Stated exercise —
Filter the records below for the word "this". Copy each line that holds it.

Material —

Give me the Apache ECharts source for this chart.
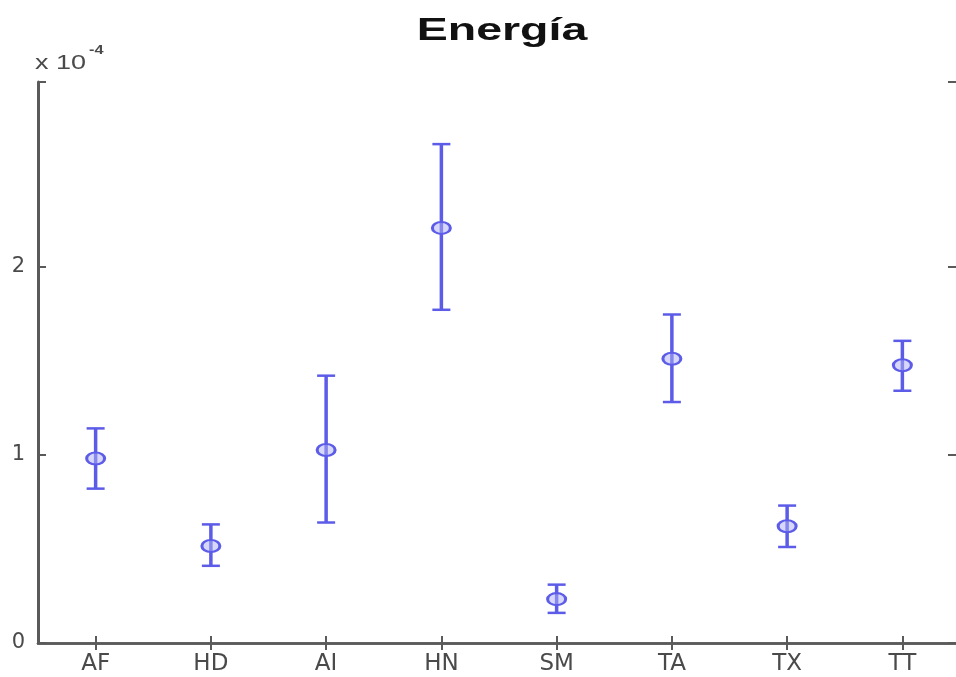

--

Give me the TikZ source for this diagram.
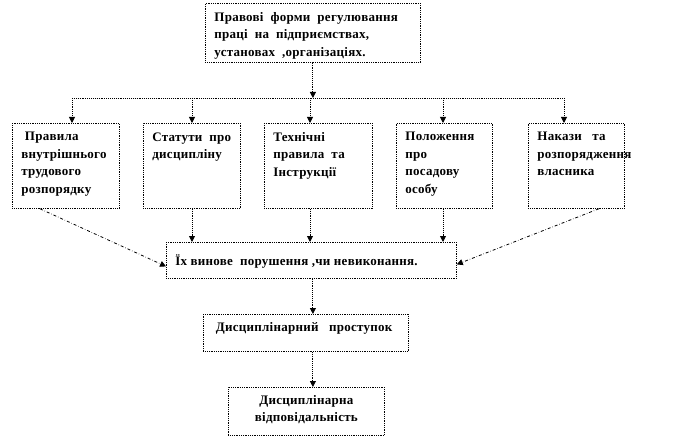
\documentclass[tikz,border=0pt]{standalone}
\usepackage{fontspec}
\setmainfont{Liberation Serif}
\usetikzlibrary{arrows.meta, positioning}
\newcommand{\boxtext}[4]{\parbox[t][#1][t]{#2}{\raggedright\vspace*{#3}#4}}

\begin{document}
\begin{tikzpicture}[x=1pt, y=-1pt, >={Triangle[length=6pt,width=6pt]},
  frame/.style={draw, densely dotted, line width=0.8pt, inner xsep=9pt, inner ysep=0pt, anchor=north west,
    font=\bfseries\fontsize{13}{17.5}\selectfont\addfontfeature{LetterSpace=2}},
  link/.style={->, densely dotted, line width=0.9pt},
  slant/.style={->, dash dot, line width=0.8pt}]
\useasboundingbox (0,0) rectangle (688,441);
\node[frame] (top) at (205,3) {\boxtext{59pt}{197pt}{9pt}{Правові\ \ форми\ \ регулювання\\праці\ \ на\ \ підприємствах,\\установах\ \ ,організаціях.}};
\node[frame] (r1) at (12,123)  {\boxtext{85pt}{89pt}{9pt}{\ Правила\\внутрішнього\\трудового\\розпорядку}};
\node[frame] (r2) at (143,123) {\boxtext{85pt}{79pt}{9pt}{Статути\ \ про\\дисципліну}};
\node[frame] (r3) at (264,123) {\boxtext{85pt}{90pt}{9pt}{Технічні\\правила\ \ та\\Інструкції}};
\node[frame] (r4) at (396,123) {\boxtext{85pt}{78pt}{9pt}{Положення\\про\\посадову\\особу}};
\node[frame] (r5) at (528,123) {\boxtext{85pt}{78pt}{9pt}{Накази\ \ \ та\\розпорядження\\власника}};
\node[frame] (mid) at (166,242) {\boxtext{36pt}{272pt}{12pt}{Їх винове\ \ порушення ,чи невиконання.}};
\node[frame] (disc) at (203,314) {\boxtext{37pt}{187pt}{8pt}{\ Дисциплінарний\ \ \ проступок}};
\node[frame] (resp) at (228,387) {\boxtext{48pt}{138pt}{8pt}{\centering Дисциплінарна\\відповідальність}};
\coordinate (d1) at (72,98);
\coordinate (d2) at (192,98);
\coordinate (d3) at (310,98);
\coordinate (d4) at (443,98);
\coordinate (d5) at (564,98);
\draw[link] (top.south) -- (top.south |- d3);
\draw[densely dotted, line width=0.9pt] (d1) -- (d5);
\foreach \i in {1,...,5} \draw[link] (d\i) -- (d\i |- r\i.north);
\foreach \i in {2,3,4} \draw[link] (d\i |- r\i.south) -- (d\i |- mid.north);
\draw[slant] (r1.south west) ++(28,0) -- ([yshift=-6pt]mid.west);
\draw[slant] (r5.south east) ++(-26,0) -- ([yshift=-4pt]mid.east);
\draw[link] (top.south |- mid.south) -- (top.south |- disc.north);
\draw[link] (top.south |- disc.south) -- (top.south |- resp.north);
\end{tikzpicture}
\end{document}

Result —
Give me the Apache ECharts source for this chart.
Give me the TikZ source for this diagram.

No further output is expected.